Alexander and the Terrible, Horrible, No Good, Very Bad Day
- Matthew Turner
- 6 October 2014
Fun family comedy adapted from the kids' book featuring Jennifer Garner and Steve Carell
Ever had one of those days where nothing goes right? 11-year-old Alexander Cooper (Ed Oxenbould) seems to have more than his fair share. And when his latest day from hell is largely ignored by his family, Alexander makes a midnight birthday wish for the rest of the Coopers to experience a day as bad as his, just so they'll know what it's like.
And so the Cooper clan each end up enduring the mother of all bad days: unemployed dad Ben (Steve Carell) has to take baby Trevor to an important job interview; over-worked mum Kelly (Jennifer Garner) has a career-threatening disaster involving a celebrity book-reading; the driving test of older brother Anthony (Dylan Minnette) doesn't go exactly to plan; and older sister Emily (Kerris Dorsey) gets a hideous head-cold on the day of her performance in the school play. Meanwhile, Alexander is horrified at every fresh catastrophe because he thinks his wish is to blame.

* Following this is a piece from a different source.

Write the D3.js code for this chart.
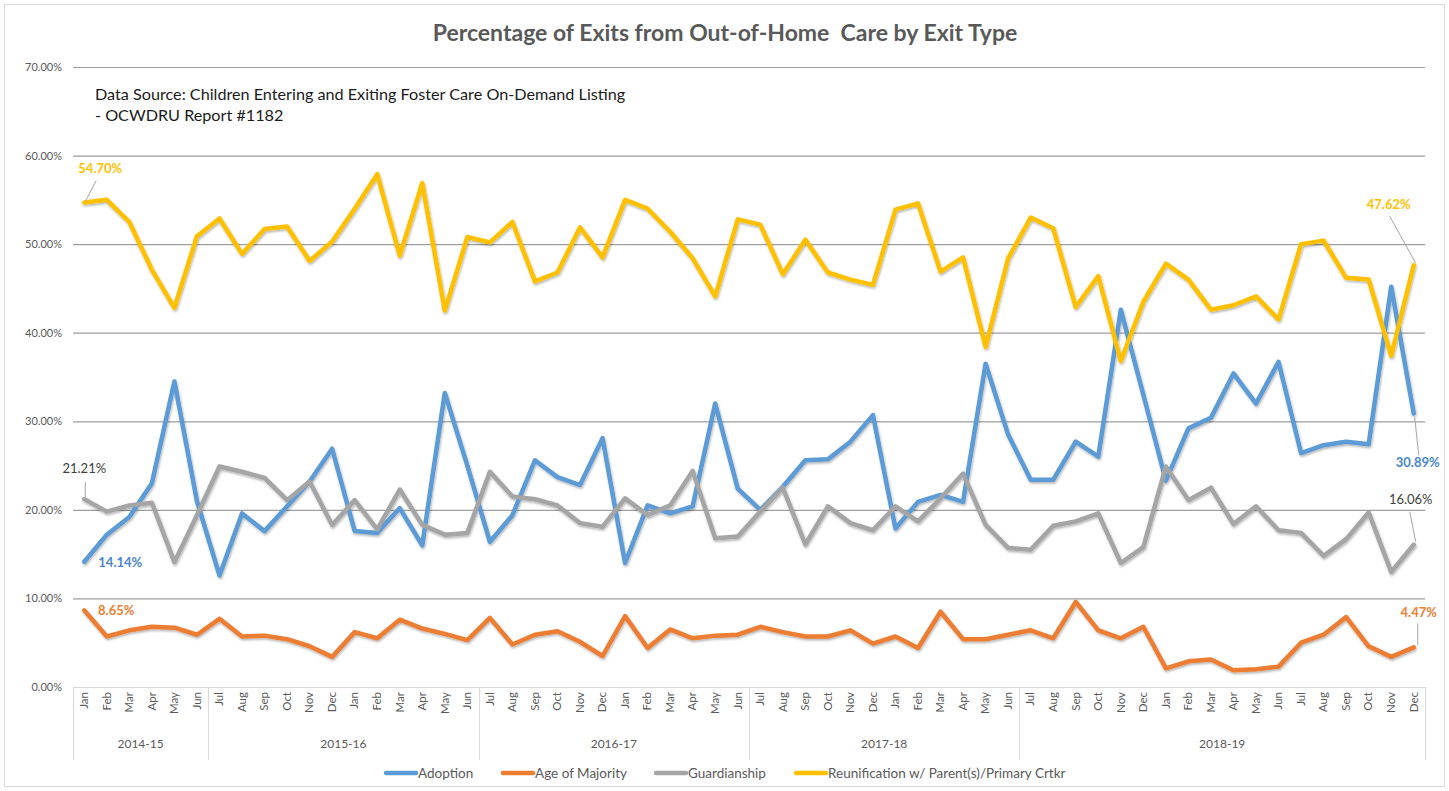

Loosely based on Judith Viorst's much-loved 1972 children's book, which only detailed Alexander's initial bad day, the film gets a lot of comic mileage out of its inventive second act, with director Miguel Arteta (Chuck & Buck) delivering a handful of genuinely hilarious set-pieces. Indeed, Arteta proves an inspired choice, his taste for more adult comedy adds a pleasing edge to what could otherwise have been standard, super-saccharine Disney fare.
In addition, he draws delightfully witty performances from his entire cast, particularly Oxenbould, who makes a likeable lead, and Garner, who relishes the chance to play up her goofy side. Moreover, the script pays genuine attention to its characters, making the Coopers seem like a believable family without resorting to amped-up caricature. This is a highly entertaining family comedy, with the commendably short runtime ensuring it doesn't wear out its welcome.
Scottish release from Fri 10 Oct, released UK-wide Fri 24 Oct.